▶ **GOAL OF THE EXERCISE**:
Give a verbatim copy of the lines below, minus the pictures.

▶ **COLLECTED MATERIAL**:
* * * *

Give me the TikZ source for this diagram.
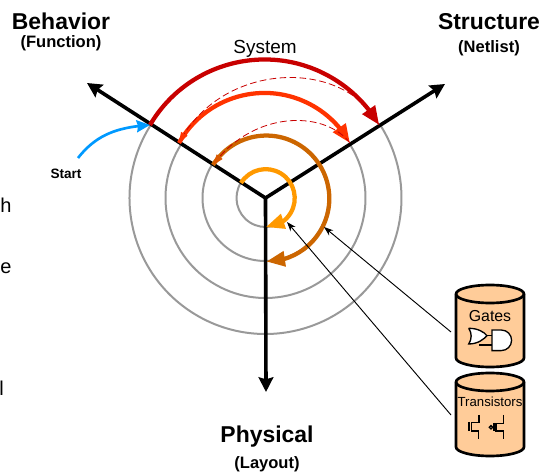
\documentclass[tikz,border=0pt]{standalone}
\usepackage{fontspec}
\setmainfont{Liberation Sans}
\usepackage{xcolor}
\usetikzlibrary{arrows.meta, bending}
\definecolor{sysred}{HTML}{C80000}
\definecolor{modred}{HTML}{FF3300}
\definecolor{rtlbrown}{HTML}{CC6600}
\definecolor{cellorange}{HTML}{FF9900}
\definecolor{startblue}{HTML}{0099FF}
\definecolor{dbtan}{HTML}{FFCC99}
\tikzset{
  axisline/.style={black, line width=2.7pt, -{Stealth[length=11pt,width=11pt,inset=1.5pt]}},
  level/.style={line width=3.2pt, -{Triangle[length=14pt,width=11pt]}},
  backstep/.style={sysred, line width=0.6pt, dash pattern=on 5pt off 2.5pt},
  pointer/.style={black, line width=0.7pt, -{Stealth[length=7pt,width=5pt]}},
  titlebig/.style={font=\fontsize{17.2}{20}\selectfont\bfseries},
  titlesmall/.style={font=\fontsize{12.4}{15}\selectfont\bfseries},
  dbwall/.style={draw=black, line width=2pt, fill=dbtan},
  symbol/.style={black, line width=1pt},
}

\begin{document}
\begin{tikzpicture}[x=0.75pt, y=0.75pt]
\useasboundingbox (0,0) rectangle (543,475);
\coordinate (center) at (265.5,277);
\coordinate (behtip) at (87,392);
\coordinate (strtip) at (445,391);
\coordinate (phytip) at (266,83);
\coordinate (sysstart) at (150,350);
\coordinate (sysend) at (379,350);
\coordinate (modstart) at (179,332);
\coordinate (modend) at (350,332);
\coordinate (rtlstart) at (213,310);
\coordinate (cellstart) at (241,292);
\coordinate (gatesout) at (451,143);
\coordinate (transout) at (451,60);
\coordinate (gatesin) at (324,248);
\coordinate (transin) at (287,253);
\coordinate (startout) at (78,317);

\foreach \r in {29,63,100,136}{
  \draw[gray!80, line width=1.5pt] (center) ++(147.5:\r) arc[start angle=147.5, end angle=392.5, radius=\r];
}
\draw[axisline] (center) -- (behtip);
\draw[axisline] (center) -- (strtip);
\draw[axisline] (center) -- (phytip);

\draw[level, sysred] (sysstart) arc[start angle=149.5, end angle=30.5, radius=133];
\draw[level, modred] (modstart) arc[start angle=150.7, end angle=29.3, radius=98];
\draw[level, rtlbrown] (rtlstart) arc[start angle=147.8, end angle=-90, radius=63];
\draw[level, cellorange] (cellstart) arc[start angle=148.5, end angle=-90, radius=29];
\draw[startblue, line width=2pt, -{Stealth[length=10pt,width=9pt,inset=1pt]}] (startout) to[out=52, in=184] (sysstart);

\draw[backstep, -{Triangle[length=8pt,width=5.5pt,color=modred,sep=0pt]}] (sysend) .. controls (345,417) and (222,415) .. (modstart);
\draw[backstep, -{Triangle[length=8pt,width=5.5pt,color=rtlbrown!70!modred]}] (modend) .. controls (325,365) and (253,365) .. (rtlstart);

\node[titlebig] (behavior) at (61,454) {Behavior};
\node[titlesmall] (function) at (61,432) {(Function)};
\node[titlebig] (structure) at (489,453) {Structure};
\node[titlesmall] (netlist) at (489,427) {(Netlist)};
\node[titlebig] (physical) at (267,38) {Physical};
\node[titlesmall] (layout) at (267,11) {(Layout)};
\node[font=\fontsize{14.2}{17}\selectfont] (system) at (265,426.5) {System};
\node[font=\fontsize{10.2}{12}\selectfont\bfseries] (startlabel) at (66,301) {Start};
\node[font=\fontsize{15}{18}\selectfont, anchor=west, inner sep=0pt] (lineh) at (0,270) {h};
\node[font=\fontsize{15}{18}\selectfont, anchor=west, inner sep=0pt] (linee) at (0,207) {e};
\node[font=\fontsize{15}{18}\selectfont, anchor=west, inner sep=0pt] (linel) at (-1,87) {l};

\foreach \t/\b in {181/117, 93/28}{
  \draw[dbwall] (456,\t) -- (456,\b) arc[start angle=180, end angle=360, x radius=34, y radius=9]
    -- (524,\t) arc[start angle=0, end angle=180, x radius=34, y radius=9] -- cycle;
  \draw[dbwall, fill=none] (456,\t) arc[start angle=180, end angle=360, x radius=34, y radius=9];
}
\node[font=\fontsize{11.9}{14}\selectfont] (gateslabel) at (490,159) {Gates};
\node[font=\fontsize{9.9}{12}\selectfont] (translabel) at (490,73) {Transistors};
\draw[pointer] (gatesout) -- (gatesin);
\draw[pointer] (transout) -- (transin);

\draw[symbol, fill=white] (468.7,146.7) .. controls (478,146.7) and (484,143) .. (487,139.3)
  .. controls (484,136) and (478,131) .. (468.7,131) .. controls (472,136) and (472,142) .. (468.7,146.7);
\draw[symbol, fill=white] (492,145) -- (501.3,145) arc[start angle=90, end angle=-90, radius=10.3] -- (492,124.4) -- cycle;
\draw[symbol] (487,139.3) -- (492,139.3);
\draw[symbol] (479.3,130) -- (492,130);

\draw[symbol] (479,60) -- (479,52.7) -- (471.7,52.7) -- (471.7,44) -- (478.3,44) -- (478.3,36);
\draw[symbol] (469,53) -- (469,44);
\draw[symbol] (503.3,60) -- (503.3,51.7) -- (496,51.7) -- (496,44) -- (503.3,44) -- (503.3,36);
\draw[symbol] (494,52) -- (494,44);
\draw[symbol] (491,47.7) circle (1.7);
\end{tikzpicture}
\end{document}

* * * *

▶ **RESULT FOR THIS EXERCISE**:
Give me the TikZ source for this diagram.
\documentclass[tikz,border=0pt]{standalone}
\usepackage{fontspec}
\setmainfont{Liberation Sans}
\usepackage{xcolor}
\usetikzlibrary{arrows.meta, bending}
\definecolor{sysred}{HTML}{C80000}
\definecolor{modred}{HTML}{FF3300}
\definecolor{rtlbrown}{HTML}{CC6600}
\definecolor{cellorange}{HTML}{FF9900}
\definecolor{startblue}{HTML}{0099FF}
\definecolor{dbtan}{HTML}{FFCC99}
\tikzset{
  axisline/.style={black, line width=2.7pt, -{Stealth[length=11pt,width=11pt,inset=1.5pt]}},
  level/.style={line width=3.2pt, -{Triangle[length=14pt,width=11pt]}},
  backstep/.style={sysred, line width=0.6pt, dash pattern=on 5pt off 2.5pt},
  pointer/.style={black, line width=0.7pt, -{Stealth[length=7pt,width=5pt]}},
  titlebig/.style={font=\fontsize{17.2}{20}\selectfont\bfseries},
  titlesmall/.style={font=\fontsize{12.4}{15}\selectfont\bfseries},
  dbwall/.style={draw=black, line width=2pt, fill=dbtan},
  symbol/.style={black, line width=1pt},
}

\begin{document}
\begin{tikzpicture}[x=0.75pt, y=0.75pt]
\useasboundingbox (0,0) rectangle (543,475);
\coordinate (center) at (265.5,277);
\coordinate (behtip) at (87,392);
\coordinate (strtip) at (445,391);
\coordinate (phytip) at (266,83);
\coordinate (sysstart) at (150,350);
\coordinate (sysend) at (379,350);
\coordinate (modstart) at (179,332);
\coordinate (modend) at (350,332);
\coordinate (rtlstart) at (213,310);
\coordinate (cellstart) at (241,292);
\coordinate (gatesout) at (451,143);
\coordinate (transout) at (451,60);
\coordinate (gatesin) at (324,248);
\coordinate (transin) at (287,253);
\coordinate (startout) at (78,317);

\foreach \r in {29,63,100,136}{
  \draw[gray!80, line width=1.5pt] (center) ++(147.5:\r) arc[start angle=147.5, end angle=392.5, radius=\r];
}
\draw[axisline] (center) -- (behtip);
\draw[axisline] (center) -- (strtip);
\draw[axisline] (center) -- (phytip);

\draw[level, sysred] (sysstart) arc[start angle=149.5, end angle=30.5, radius=133];
\draw[level, modred] (modstart) arc[start angle=150.7, end angle=29.3, radius=98];
\draw[level, rtlbrown] (rtlstart) arc[start angle=147.8, end angle=-90, radius=63];
\draw[level, cellorange] (cellstart) arc[start angle=148.5, end angle=-90, radius=29];
\draw[startblue, line width=2pt, -{Stealth[length=10pt,width=9pt,inset=1pt]}] (startout) to[out=52, in=184] (sysstart);

\draw[backstep, -{Triangle[length=8pt,width=5.5pt,color=modred,sep=0pt]}] (sysend) .. controls (345,417) and (222,415) .. (modstart);
\draw[backstep, -{Triangle[length=8pt,width=5.5pt,color=rtlbrown!70!modred]}] (modend) .. controls (325,365) and (253,365) .. (rtlstart);

\node[titlebig] (behavior) at (61,454) {Behavior};
\node[titlesmall] (function) at (61,432) {(Function)};
\node[titlebig] (structure) at (489,453) {Structure};
\node[titlesmall] (netlist) at (489,427) {(Netlist)};
\node[titlebig] (physical) at (267,38) {Physical};
\node[titlesmall] (layout) at (267,11) {(Layout)};
\node[font=\fontsize{14.2}{17}\selectfont] (system) at (265,426.5) {System};
\node[font=\fontsize{10.2}{12}\selectfont\bfseries] (startlabel) at (66,301) {Start};
\node[font=\fontsize{15}{18}\selectfont, anchor=west, inner sep=0pt] (lineh) at (0,270) {h};
\node[font=\fontsize{15}{18}\selectfont, anchor=west, inner sep=0pt] (linee) at (0,207) {e};
\node[font=\fontsize{15}{18}\selectfont, anchor=west, inner sep=0pt] (linel) at (-1,87) {l};

\foreach \t/\b in {181/117, 93/28}{
  \draw[dbwall] (456,\t) -- (456,\b) arc[start angle=180, end angle=360, x radius=34, y radius=9]
    -- (524,\t) arc[start angle=0, end angle=180, x radius=34, y radius=9] -- cycle;
  \draw[dbwall, fill=none] (456,\t) arc[start angle=180, end angle=360, x radius=34, y radius=9];
}
\node[font=\fontsize{11.9}{14}\selectfont] (gateslabel) at (490,159) {Gates};
\node[font=\fontsize{9.9}{12}\selectfont] (translabel) at (490,73) {Transistors};
\draw[pointer] (gatesout) -- (gatesin);
\draw[pointer] (transout) -- (transin);

\draw[symbol, fill=white] (468.7,146.7) .. controls (478,146.7) and (484,143) .. (487,139.3)
  .. controls (484,136) and (478,131) .. (468.7,131) .. controls (472,136) and (472,142) .. (468.7,146.7);
\draw[symbol, fill=white] (492,145) -- (501.3,145) arc[start angle=90, end angle=-90, radius=10.3] -- (492,124.4) -- cycle;
\draw[symbol] (487,139.3) -- (492,139.3);
\draw[symbol] (479.3,130) -- (492,130);

\draw[symbol] (479,60) -- (479,52.7) -- (471.7,52.7) -- (471.7,44) -- (478.3,44) -- (478.3,36);
\draw[symbol] (469,53) -- (469,44);
\draw[symbol] (503.3,60) -- (503.3,51.7) -- (496,51.7) -- (496,44) -- (503.3,44) -- (503.3,36);
\draw[symbol] (494,52) -- (494,44);
\draw[symbol] (491,47.7) circle (1.7);
\end{tikzpicture}
\end{document}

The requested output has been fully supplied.